For as long as investors have existed, data and execution quality have mattered. Investors must understand everything about the opportunities they evaluate and execute their strategies appropriately. As technology has improved, both data and execution quality have received a boost, resulting in massive gains for investors.
Aside from powering sophisticated infrastructure, technology is also changing how investors conduct market research. Here are three ways technology has changed investing and revolutionized market analysis.
1. Uncovering Hidden Catalysts
Investors have always placed a premium on information. Thanks to data collection and analysis processes, investors can now quantify the impact that market events have on companies. Data collection is simple these days, thanks to investment APIs that allow researchers to connect disparate data sources into a centralized data platform. This makes analysis reporting easier, and you can even set up a dashboard with visualizations to make sense of signals in real time.
For instance, companies can stream social media data, scrape the internet for company reputation data, and import financial and comparative web traffic data onto a single platform using a range of APIs. The result is a central view of a company’s business posture.
APIs are also transforming the types of data investors can look at. Alternative dataset use is on the rise in the financial world, and with good reason. These datasets offer investors the opportunity to uncover hidden catalysts ahead of time. For instance, investors can analyze the quality of a retail chain’s locations by analyzing footfall data and customer behavior using mobile phone GPS signals.
The results of these datasets are correlated with financial data to paint a better picture of company performance. Digital data such as web traffic, marketing campaign engagement, and the quality of affiliate partnerships also help investors determine the quality and impact of a company’s growth strategy.
In short, data is powered by technical innovations that help investors conduct deep analyses of companies. Thanks to technology like APIs, investors do not have to rely on half-heard tips and less-reliable sources of information.

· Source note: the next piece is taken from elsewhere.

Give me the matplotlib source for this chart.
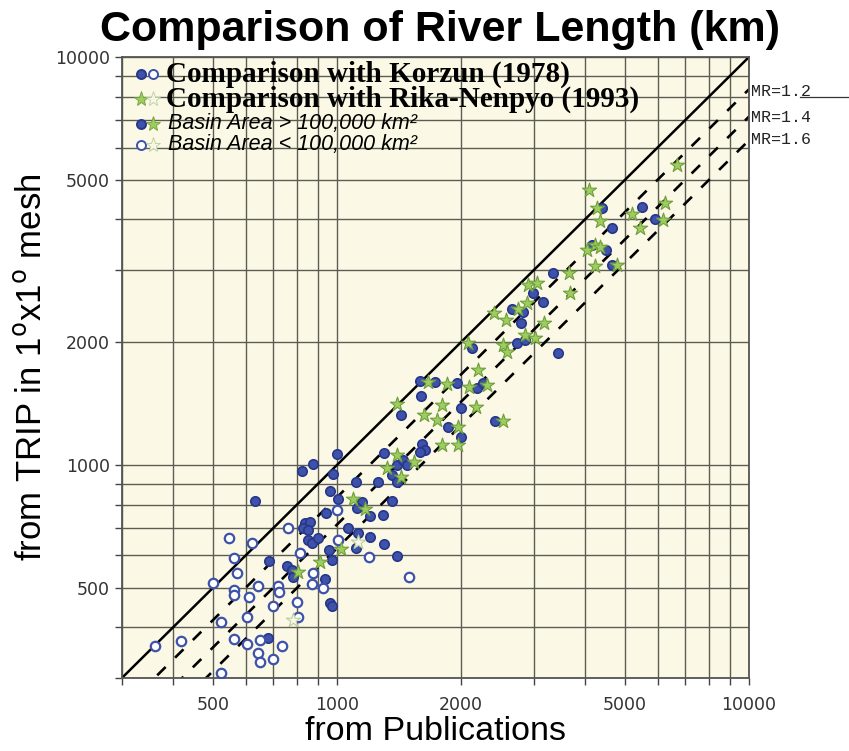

2. Investment Data Transparency
While data surrounding companies has always been present, its quality has been suspect. Even before computers took over the markets, investors were never sure of the quality of publicly available information. Regulators do their best to force companies to disclose material events but don’t always succeed.
Events such as the WorldCom scandal destroyed investor trust in the markets and rose due to a lack of transparency. If data could so easily be manipulated, how could investors trust anything a company said? Technology has changed this picture and enforced new norms of transparency.

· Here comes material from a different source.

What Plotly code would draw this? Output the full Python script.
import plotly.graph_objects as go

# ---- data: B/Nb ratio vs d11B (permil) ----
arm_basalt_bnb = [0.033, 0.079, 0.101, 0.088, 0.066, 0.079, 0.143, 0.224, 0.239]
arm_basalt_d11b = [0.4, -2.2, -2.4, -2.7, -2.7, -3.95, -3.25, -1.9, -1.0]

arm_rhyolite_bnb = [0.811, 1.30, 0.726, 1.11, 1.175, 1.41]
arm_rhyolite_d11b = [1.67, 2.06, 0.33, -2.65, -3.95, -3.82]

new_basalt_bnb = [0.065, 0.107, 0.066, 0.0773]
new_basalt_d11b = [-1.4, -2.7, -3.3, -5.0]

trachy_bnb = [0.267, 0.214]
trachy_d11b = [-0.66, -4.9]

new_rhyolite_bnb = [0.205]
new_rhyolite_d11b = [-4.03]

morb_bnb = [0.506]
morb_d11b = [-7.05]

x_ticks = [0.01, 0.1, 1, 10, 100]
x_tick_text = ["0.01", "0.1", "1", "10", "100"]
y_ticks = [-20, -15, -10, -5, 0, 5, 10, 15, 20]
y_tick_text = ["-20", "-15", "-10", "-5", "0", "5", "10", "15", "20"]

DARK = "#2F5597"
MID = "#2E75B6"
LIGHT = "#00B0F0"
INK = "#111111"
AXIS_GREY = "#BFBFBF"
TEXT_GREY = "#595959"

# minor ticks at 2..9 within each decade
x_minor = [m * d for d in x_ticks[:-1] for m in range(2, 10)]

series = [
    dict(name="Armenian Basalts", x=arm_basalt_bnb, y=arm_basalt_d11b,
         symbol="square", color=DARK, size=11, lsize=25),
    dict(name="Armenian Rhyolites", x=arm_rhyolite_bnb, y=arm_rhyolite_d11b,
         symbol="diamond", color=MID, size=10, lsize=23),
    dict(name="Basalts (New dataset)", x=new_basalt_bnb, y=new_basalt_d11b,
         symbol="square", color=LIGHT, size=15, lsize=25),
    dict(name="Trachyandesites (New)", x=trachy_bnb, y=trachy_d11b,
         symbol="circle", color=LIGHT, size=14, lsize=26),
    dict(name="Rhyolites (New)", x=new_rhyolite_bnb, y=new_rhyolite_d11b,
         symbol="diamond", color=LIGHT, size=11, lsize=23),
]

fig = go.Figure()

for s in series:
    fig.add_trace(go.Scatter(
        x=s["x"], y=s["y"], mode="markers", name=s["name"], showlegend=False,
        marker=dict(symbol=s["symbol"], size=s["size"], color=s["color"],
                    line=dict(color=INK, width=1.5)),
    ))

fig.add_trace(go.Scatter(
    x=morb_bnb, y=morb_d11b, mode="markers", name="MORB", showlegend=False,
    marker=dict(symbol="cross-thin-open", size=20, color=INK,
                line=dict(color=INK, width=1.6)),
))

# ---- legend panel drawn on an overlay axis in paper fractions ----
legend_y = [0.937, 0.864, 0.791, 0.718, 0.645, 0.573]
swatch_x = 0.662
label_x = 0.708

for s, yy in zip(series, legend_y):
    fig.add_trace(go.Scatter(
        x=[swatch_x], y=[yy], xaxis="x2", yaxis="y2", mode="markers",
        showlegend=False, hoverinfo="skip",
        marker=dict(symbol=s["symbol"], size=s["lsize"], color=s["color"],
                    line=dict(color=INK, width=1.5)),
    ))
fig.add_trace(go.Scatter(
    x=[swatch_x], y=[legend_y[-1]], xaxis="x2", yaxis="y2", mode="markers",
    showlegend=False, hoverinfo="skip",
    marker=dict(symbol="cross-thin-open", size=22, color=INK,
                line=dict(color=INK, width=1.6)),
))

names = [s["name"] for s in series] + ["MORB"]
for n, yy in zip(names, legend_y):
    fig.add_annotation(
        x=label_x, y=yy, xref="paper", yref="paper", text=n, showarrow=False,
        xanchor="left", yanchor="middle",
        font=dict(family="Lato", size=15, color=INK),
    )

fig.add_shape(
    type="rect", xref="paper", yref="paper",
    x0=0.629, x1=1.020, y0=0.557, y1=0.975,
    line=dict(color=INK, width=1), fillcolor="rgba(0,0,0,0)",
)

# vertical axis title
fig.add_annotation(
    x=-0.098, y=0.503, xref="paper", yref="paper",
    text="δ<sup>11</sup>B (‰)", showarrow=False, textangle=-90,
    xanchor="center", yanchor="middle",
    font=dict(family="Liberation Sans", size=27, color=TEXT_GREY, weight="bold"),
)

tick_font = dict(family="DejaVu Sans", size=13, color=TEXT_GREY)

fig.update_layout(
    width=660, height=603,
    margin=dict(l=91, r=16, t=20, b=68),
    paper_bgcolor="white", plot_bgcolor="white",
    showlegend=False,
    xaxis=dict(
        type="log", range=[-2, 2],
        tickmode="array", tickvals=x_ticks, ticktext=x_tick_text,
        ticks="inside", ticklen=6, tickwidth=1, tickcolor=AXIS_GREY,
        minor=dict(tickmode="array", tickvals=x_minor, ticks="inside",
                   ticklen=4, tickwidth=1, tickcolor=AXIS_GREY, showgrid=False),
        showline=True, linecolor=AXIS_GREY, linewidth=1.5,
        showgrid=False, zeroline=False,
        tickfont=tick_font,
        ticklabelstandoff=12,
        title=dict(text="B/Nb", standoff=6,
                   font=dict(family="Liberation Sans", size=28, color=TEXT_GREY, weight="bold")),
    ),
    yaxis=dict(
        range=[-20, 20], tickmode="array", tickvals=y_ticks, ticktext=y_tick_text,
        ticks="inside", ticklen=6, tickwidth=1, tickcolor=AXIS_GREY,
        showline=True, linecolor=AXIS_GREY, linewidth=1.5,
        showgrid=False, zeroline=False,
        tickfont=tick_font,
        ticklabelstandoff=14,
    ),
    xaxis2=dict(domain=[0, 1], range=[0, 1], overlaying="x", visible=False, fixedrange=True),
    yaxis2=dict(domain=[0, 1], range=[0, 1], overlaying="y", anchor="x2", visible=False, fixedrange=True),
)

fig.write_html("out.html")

Improvements in cybersecurity and the installation of data governance practices at firms have ensured that companies can rely on their data and convey this information to investors securely. This makes sense, given that cybersecurity is considered by so many to be the biggest threat to financial markets. Today there is greater trust in the markets – and there are fewer regulatory filings involving earnings misstatements and other errors.
A side-effect of heightened data security is a clearer picture of investment trends. Investors can now analyze trends easily thanks to the centralization of historical data. Connecting the dots has become easier, since investors can trust the data on their screens.
Data transparency has also set standards for executive communication in the markets. In the past, management could get away with making frivolous statements. However, investors these days can quickly verify such statements and evaluate the impact of policy changes.
For instance, investors can evaluate the success of a restructuring plan by analyzing a wide range of datasets. Questions such as how well the company’s new marketing plan is performing, how sales are trending, what customers think of a new brand image, and so forth are easier to answer.
Investment analysis has thus become more efficient, giving investors more time to search for hidden opportunities in the markets.
3. Better Analytics and Reports
There was a time when the only reports investors had access to were the financial statements. They had to print these reports, correlate management discussions with numbers, and manually derive metrics such as free cash flow and owner earnings.
Technology has changed all of that. Analyses such as these are now automatic, with investors creating algorithms that can parse data and quickly identify red flags. Data analytics platforms now allow investors to create visually rich reports quickly.
For instance, an investor can model complex scenarios and project company performance. The effect of a new product line on sales and margins, its impact on procurement costs, and the rise in capex are simple to project thanks to powerful technology that crunches all the numbers.
Investors can make decisions faster thanks to ad-hoc analysis. For example, if an investor receives news of a portfolio company, they can run a projection on their reporting platform and verify their assumptions. Thus, spotting red flags and troublesome situations is simple.
Investing has always been a tough art to master. The best investors condense a wide range of data and add a touch of genius to achieve outperformance. Technology is now helping investors everywhere unlock more of their potential by offering quick answers to important questions. The result is a new era of investing that is unlikely to slow down any time soon.